What is needed — Your answer should be a single number: the count of lines holding the word "matplotlib".

#####

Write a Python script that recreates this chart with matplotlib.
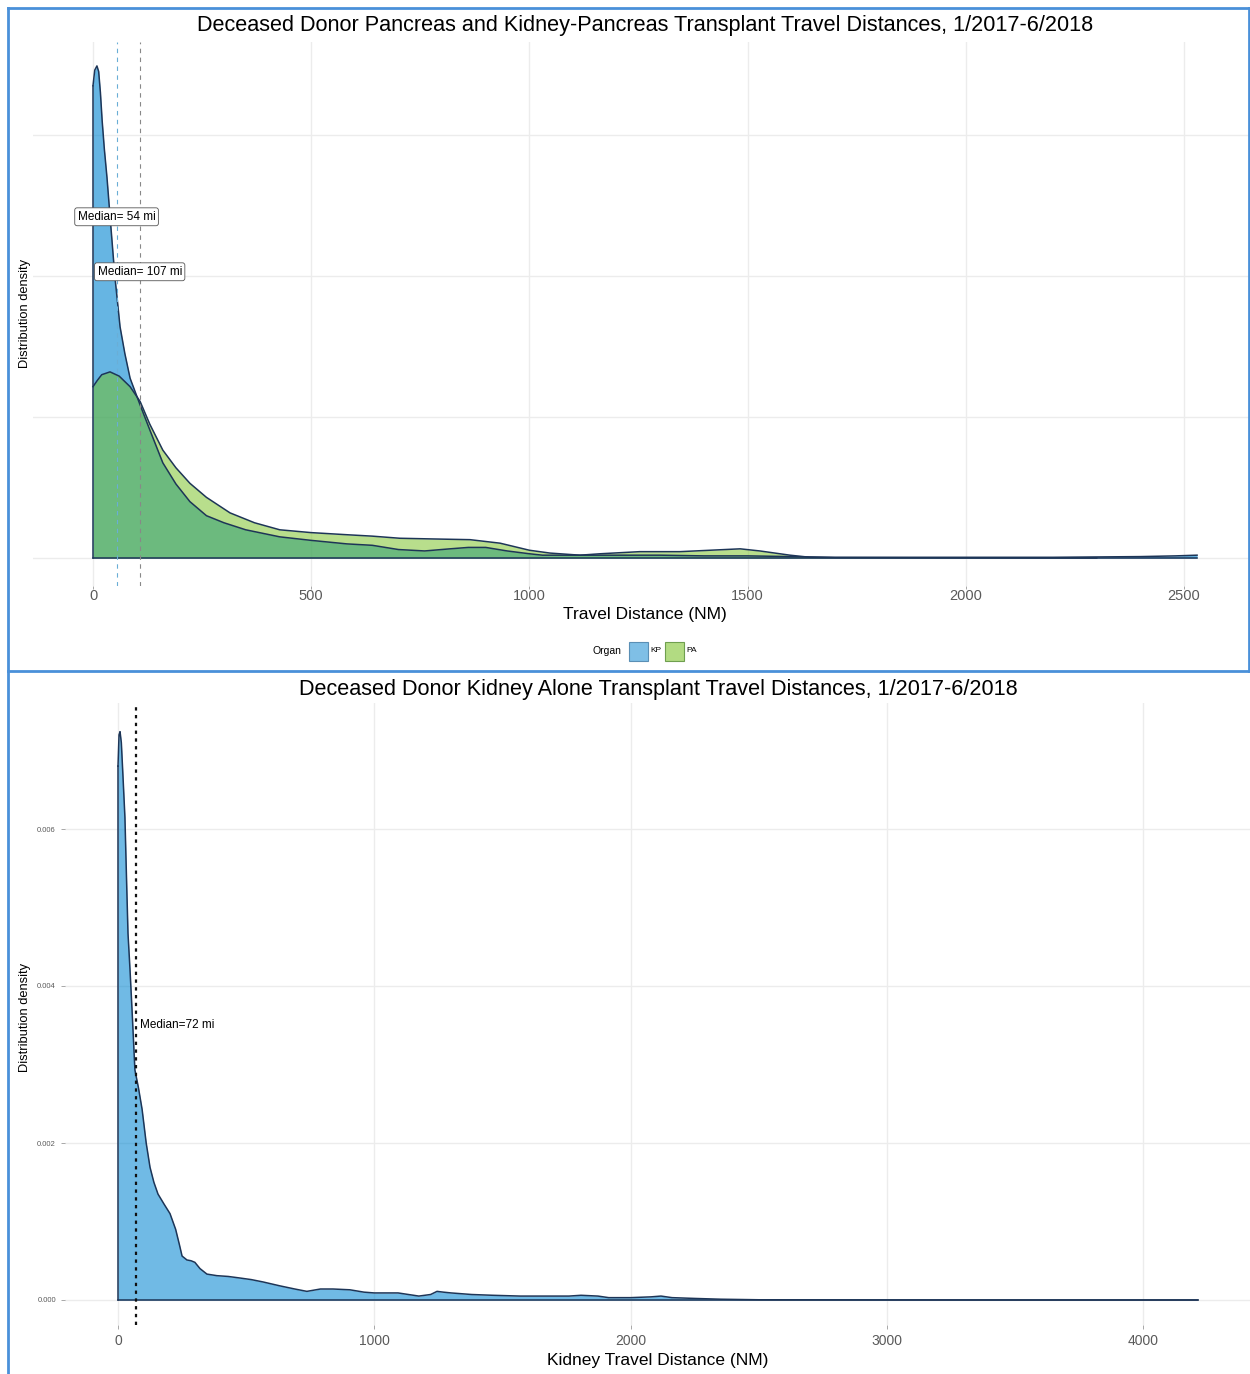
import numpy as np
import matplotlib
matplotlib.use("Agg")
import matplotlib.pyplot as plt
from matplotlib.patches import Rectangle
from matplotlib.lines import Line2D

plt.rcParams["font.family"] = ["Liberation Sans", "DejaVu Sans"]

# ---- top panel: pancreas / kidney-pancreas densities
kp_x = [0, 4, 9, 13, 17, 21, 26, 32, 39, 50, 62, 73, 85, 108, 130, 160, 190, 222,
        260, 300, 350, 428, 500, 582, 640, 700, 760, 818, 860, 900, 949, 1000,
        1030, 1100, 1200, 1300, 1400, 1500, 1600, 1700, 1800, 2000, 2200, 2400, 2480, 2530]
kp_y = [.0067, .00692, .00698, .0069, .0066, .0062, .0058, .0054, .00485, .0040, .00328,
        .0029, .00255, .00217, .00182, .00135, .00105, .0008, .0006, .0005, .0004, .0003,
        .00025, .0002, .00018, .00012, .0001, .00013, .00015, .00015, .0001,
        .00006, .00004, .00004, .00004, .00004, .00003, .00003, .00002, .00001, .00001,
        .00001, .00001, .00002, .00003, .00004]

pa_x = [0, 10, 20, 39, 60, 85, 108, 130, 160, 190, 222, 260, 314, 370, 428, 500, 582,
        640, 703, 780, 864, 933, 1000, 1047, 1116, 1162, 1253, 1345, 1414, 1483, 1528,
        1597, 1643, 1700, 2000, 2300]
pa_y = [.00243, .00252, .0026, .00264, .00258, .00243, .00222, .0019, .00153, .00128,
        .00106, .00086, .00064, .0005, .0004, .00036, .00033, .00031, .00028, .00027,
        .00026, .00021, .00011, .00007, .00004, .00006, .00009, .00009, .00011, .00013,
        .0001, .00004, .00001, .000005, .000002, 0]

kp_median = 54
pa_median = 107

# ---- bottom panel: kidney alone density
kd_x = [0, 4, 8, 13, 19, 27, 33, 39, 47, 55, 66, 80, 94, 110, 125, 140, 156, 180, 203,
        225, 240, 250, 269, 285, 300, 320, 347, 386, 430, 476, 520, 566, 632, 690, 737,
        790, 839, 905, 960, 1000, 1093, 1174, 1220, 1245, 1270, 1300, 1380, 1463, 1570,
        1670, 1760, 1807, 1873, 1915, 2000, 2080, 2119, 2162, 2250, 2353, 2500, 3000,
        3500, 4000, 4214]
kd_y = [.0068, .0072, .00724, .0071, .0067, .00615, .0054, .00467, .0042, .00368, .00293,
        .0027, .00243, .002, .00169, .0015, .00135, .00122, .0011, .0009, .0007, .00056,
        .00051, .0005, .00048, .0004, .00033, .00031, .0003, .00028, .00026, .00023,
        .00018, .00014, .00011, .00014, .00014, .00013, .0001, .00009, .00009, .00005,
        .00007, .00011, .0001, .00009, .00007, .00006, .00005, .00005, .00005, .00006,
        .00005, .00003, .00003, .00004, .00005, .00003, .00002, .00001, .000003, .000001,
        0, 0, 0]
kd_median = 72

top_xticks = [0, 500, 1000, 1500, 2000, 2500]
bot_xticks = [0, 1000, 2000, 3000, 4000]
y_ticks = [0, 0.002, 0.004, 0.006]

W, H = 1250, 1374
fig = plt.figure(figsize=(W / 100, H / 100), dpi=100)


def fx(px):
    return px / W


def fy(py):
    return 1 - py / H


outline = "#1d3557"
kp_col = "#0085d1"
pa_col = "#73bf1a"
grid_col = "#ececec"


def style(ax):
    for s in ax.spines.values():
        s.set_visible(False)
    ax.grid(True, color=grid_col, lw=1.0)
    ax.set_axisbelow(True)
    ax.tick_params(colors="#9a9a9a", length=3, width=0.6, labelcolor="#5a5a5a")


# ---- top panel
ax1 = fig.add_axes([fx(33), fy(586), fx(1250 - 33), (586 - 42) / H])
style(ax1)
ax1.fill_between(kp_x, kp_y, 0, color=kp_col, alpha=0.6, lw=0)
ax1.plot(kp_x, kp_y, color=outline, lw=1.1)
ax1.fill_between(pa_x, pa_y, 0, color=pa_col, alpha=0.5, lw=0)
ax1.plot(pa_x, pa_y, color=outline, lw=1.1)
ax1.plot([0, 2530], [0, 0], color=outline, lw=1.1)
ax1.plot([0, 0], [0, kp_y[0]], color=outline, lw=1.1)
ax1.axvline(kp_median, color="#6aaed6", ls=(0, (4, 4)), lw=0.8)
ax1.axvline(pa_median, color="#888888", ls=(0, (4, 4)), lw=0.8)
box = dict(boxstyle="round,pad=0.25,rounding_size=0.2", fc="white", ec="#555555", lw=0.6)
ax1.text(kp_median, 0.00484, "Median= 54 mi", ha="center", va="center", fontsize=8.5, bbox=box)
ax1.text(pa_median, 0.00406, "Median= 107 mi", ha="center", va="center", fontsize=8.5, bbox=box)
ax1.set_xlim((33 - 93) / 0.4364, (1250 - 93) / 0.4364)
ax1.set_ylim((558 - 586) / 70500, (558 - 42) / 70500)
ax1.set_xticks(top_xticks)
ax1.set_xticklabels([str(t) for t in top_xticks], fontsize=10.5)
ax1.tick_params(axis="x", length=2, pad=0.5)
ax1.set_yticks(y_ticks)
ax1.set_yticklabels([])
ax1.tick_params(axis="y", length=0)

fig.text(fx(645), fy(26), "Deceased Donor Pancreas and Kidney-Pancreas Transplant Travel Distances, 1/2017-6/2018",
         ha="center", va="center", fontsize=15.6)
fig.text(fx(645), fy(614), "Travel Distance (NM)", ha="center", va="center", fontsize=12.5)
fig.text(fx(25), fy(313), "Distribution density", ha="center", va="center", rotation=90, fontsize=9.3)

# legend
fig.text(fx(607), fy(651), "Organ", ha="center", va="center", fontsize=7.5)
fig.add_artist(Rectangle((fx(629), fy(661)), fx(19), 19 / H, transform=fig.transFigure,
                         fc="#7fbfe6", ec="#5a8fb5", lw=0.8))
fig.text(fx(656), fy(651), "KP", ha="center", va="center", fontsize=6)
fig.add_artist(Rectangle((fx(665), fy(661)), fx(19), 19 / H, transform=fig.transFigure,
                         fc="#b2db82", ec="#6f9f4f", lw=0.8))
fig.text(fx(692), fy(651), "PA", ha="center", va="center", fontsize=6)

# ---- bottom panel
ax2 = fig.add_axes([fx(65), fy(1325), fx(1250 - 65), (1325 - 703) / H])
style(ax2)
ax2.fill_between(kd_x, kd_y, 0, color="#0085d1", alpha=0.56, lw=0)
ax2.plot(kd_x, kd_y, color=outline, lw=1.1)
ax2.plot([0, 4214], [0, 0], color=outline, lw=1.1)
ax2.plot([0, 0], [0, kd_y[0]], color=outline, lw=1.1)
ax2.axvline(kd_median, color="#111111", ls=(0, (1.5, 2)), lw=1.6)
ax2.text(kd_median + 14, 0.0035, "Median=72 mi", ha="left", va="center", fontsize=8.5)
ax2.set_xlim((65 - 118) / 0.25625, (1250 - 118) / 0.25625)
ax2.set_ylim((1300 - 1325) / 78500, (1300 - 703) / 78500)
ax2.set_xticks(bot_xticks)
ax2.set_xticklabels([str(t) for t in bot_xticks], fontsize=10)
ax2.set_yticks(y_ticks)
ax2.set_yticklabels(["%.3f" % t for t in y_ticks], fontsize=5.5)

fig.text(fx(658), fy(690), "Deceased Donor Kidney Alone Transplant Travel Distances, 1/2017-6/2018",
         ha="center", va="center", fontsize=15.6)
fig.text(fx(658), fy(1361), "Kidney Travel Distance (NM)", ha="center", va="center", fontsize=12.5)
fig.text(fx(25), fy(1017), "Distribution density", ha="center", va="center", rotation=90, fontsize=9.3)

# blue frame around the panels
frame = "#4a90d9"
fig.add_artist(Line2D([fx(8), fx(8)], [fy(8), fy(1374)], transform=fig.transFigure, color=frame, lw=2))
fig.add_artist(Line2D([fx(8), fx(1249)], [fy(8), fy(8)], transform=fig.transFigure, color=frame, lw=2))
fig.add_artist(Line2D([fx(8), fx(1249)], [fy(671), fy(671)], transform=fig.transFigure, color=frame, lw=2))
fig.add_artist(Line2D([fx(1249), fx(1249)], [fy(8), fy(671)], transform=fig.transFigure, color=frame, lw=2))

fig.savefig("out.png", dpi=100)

#####

Result of the task — 6